Looking forward to seeing what you come up with here coastal!
|
|
|
Post by coastalrocketeer on Dec 14, 2018 13:54:08 GMT -8
I am trying a mix with 60g zeolite binder, 25g NaOH, and 80g kaolin, 40g feldspar, 5g nepheline syenite, and 5g food grade diatomaceous earth, with a major portion of Rockwool as a “structural filler that allows fast drying” I did a test mix and it made a 13x23cm by ~1cm slab. Made it like a thin slip/gravy by adding a lot of water to the mix, then added shredded Rockwool until little mix “drained” to the bottom of my tub when I pushed the mass of it to one side. Packed it in like adobe, forming it with two kitchen forks to a roughly rectangular shape of roughly uniform thickness. Placed it in the 180F oven to dry/cure overnight with the top open, sitting on a layer of plastic “oven baking bag” to protect the steel pan from caustic attack. It cured & dried quite hard by morning. Calculating the volume is tricky due to the less than uniform hand forming, but i’m guessing but it weighs around 1.0 to 1.2g/cc somewhere around 30-40% Rockwool by weight, i’d guess. Haven’t done the math, just added it by “feel” based on the workability and solution retention of the Rockwool. Top view^^^ Bottom view^^^
|
|
|
Post by coastalrocketeer on Dec 14, 2018 13:57:31 GMT -8
Close up of bottom side ^^^ The solution migrated to the drying surfaces and soaked away from the plastic (down) side, giving a hard brown skin on all the edges and top surface exposed to dehydrating air. The edges where solution tapered out onto the plastic were very hard to break off, and sharp, almost glass like. I would guess from the first couple of hours of monitoring, it took 6-10 hours to dry completely. There are no signs of any drying cracks even though the mix was probably multiple times H2O weight to dry ingredient weight. part of this unusually high water ratio obviously being attributable to high volume to weight of the Rockwool, and the associated support for more rapid drying.
|
|
|
Post by coastalrocketeer on Dec 14, 2018 14:18:36 GMT -8
So I put together a jtube mold out of old half and half cartons, super glue, and baking soda (makes super glue cure crazy fast) Am making 4X as much more binder/clay mix and hoping to get enough Rockwool chopped up to put an initial 1cm thick layer over the mold and get it into the oven to cure/dry overnight.
|
|
|
Post by coastalrocketeer on Dec 14, 2018 14:27:17 GMT -8
Here is a closeup of the “dehydration” side... The prtected side is sofrer and a knife blade can be pushed into it, like a harder ceramic fiber board. The skin on the “drying side” is hard and I can’t easily push a knife blade through it.
|
|
|
Post by smartliketruck on Dec 14, 2018 15:07:19 GMT -8
Are you adding the nepheline syenite and feldspar to vary the particle size within the mixture? If I recall correctly, Karl was suggesting them for organic acid activated binders due to having alkali metals already in them.
|
|
|
Post by coastalrocketeer on Dec 14, 2018 16:13:46 GMT -8
smartliketruck Avatar Dec 14, 2018 15:07:19 GMT -8 smartliketruck said: Are you adding the nepheline syenite and feldspar to vary the particle size within the mixture?
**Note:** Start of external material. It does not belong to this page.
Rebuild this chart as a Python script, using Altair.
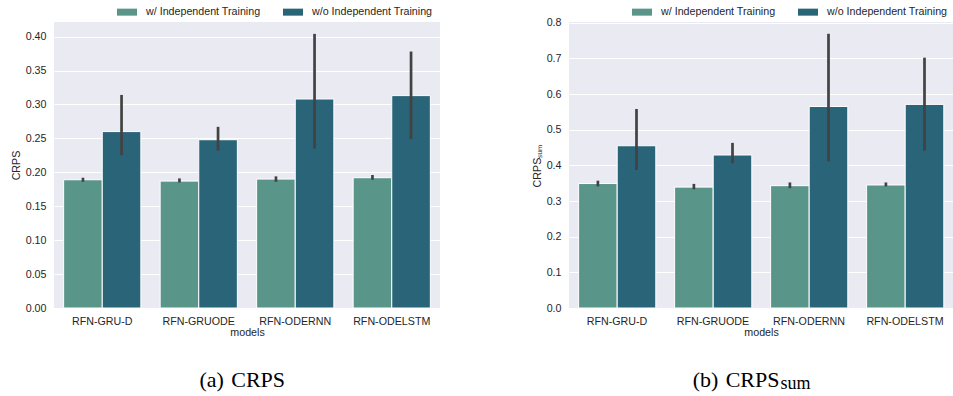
import altair as alt
import pandas as pd

models = ["RFN-GRU-D", "RFN-GRUODE", "RFN-ODERNN", "RFN-ODELSTM"]
conds = ["w/ Independent Training", "w/o Independent Training"]
colors = ["#5A9589", "#2A6478"]

# Panel (a) CRPS
crps_w = [0.189, 0.187, 0.190, 0.192]
crps_w_lo = [0.186, 0.185, 0.186, 0.189]
crps_w_hi = [0.192, 0.191, 0.194, 0.196]
crps_wo = [0.260, 0.248, 0.308, 0.313]
crps_wo_lo = [0.225, 0.232, 0.235, 0.249]
crps_wo_hi = [0.314, 0.267, 0.404, 0.378]

# Panel (b) CRPS_sum
sum_w = [0.349, 0.339, 0.343, 0.345]
sum_w_lo = [0.341, 0.333, 0.336, 0.341]
sum_w_hi = [0.357, 0.348, 0.352, 0.352]
sum_wo = [0.455, 0.429, 0.565, 0.571]
sum_wo_lo = [0.387, 0.406, 0.411, 0.441]
sum_wo_hi = [0.558, 0.463, 0.769, 0.702]

ticks_a = [0.00, 0.05, 0.10, 0.15, 0.20, 0.25, 0.30, 0.35, 0.40]
ticks_b = [0.0, 0.1, 0.2, 0.3, 0.4, 0.5, 0.6, 0.7, 0.8]

FONT = "Liberation Sans"
FS = 10.7
TXT = "#262626"
H = 286


def make_df(w, wlo, whi, wo, wolo, wohi):
    rows = []
    for i, m in enumerate(models):
        rows.append(dict(model=m, cond=conds[0], v=w[i], lo=wlo[i], hi=whi[i]))
        rows.append(dict(model=m, cond=conds[1], v=wo[i], lo=wolo[i], hi=wohi[i]))
    return pd.DataFrame(rows)


def panel(df, ydomain, yvals, fmt, ytitle, width, captions):
    xax = alt.Axis(labelAngle=0, grid=False, labelPadding=8, titlePadding=2)
    xsc = alt.Scale(paddingInner=0.2, paddingOuter=0.1)
    x = alt.X("model:N", sort=models, title="models", scale=xsc, axis=xax)
    xo = alt.XOffset("cond:N", sort=conds,
                     scale=alt.Scale(paddingInner=0, paddingOuter=0))
    ysc = alt.Scale(domain=ydomain, nice=False, zero=True)
    yax = alt.Axis(values=yvals, format=fmt, labelPadding=8, titlePadding=4)
    color = alt.Color(
        "cond:N", sort=conds,
        scale=alt.Scale(domain=conds, range=colors),
        legend=alt.Legend(
            title=None, orient="none", legendX=63, legendY=-20,
            direction="horizontal",
            symbolType="M-1,-0.35L1,-0.35L1,0.35L-1,0.35Z",
            symbolSize=400, symbolStrokeWidth=0,
            labelFont=FONT, labelFontSize=FS, labelColor=TXT,
            columnPadding=22, labelOffset=9, padding=0,
        ),
    )
    bars = alt.Chart(df).mark_bar(stroke="white", strokeWidth=1).encode(
        x=x, xOffset=xo,
        y=alt.Y("v:Q", title=ytitle, scale=ysc, axis=yax),
        color=color,
    )
    err = alt.Chart(df).mark_rule(color="#424242", strokeWidth=2.7).encode(
        x=x, xOffset=xo,
        y=alt.Y("lo:Q", title=ytitle, scale=ysc, axis=yax),
        y2="hi:Q",
    )
    layers = [bars, err]
    for (t, fs, xx, yy, al) in captions:
        layers.append(
            alt.Chart(pd.DataFrame({"t": [t]})).mark_text(
                font="Liberation Serif", fontSize=fs, color="black",
                align=al, baseline="alphabetic",
            ).encode(text="t:N", x=alt.value(xx), y=alt.value(yy))
        )
    return alt.layer(*layers).properties(width=width, height=H)


left = panel(
    make_df(crps_w, crps_w_lo, crps_w_hi, crps_wo, crps_wo_lo, crps_wo_hi),
    [0, 0.4215], ticks_a, ".2f", "CRPS", 386,
    [("(a)\u2004CRPS", 22, 188.3, 364.7, "center")],
)
right = panel(
    make_df(sum_w, sum_w_lo, sum_w_hi, sum_wo, sum_wo_lo, sum_wo_hi),
    [0, 0.802], ticks_b, ".1f", "CRPS\u209b\u1d64\u2098", 384,
    [("(b)\u2004CRPS", 22, 210.5, 364.7, "right"),
     ("sum", 18, 211.5, 366.5, "left")],
)

chart = (
    alt.hconcat(left, right, spacing=91)
    .resolve_scale(color="independent")
    .properties(padding={"left": 10, "top": 2, "right": 0, "bottom": 0},
                background="white")
    .configure_view(fill="#EAEAF2", strokeWidth=0)
    .configure_axis(
        gridColor="white", gridWidth=1, domain=False, ticks=False, tickSize=0,
        labelFont=FONT, labelFontSize=FS, labelColor=TXT,
        titleFont=FONT, titleFontSize=FS, titleColor=TXT,
        titleFontWeight="normal",
    )
)

chart.save("out.html", embed_options={"renderer": "svg", "actions": False})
If I recall correctly, Karl was suggesting them for organic acid activated binders due to having alkali metals already in them. The feldspar as the predominant addition is because Karl suggested it as something that would support thinner mixes due to particle size... and the other two were just kind of “add a little bit because I have them,” with the DE being because somewhere I had seen it suggested that it could help initiate polymerization (if not dissolved) somehow.
I wish I understood the desired silico-aluminate balance better and was calculating my mixes to achieve outcomes within that range.
|
|
|
Post by coastalrocketeer on Dec 15, 2018 0:58:12 GMT -8
Mold coated with mix... At about 2-3/4” System size I am probably pushing the lower limits of what will work... presumably will be dry tomorrow, if the second batch of the mix hardens up as well as the first. It was a little wetter, but more Rockwool added until no liquid “dropped” out the bottom when I packed it against the side of the bucket. I will also get to see how well it handles “cold joints” in whether it attaches it’s self to the already dried base plate.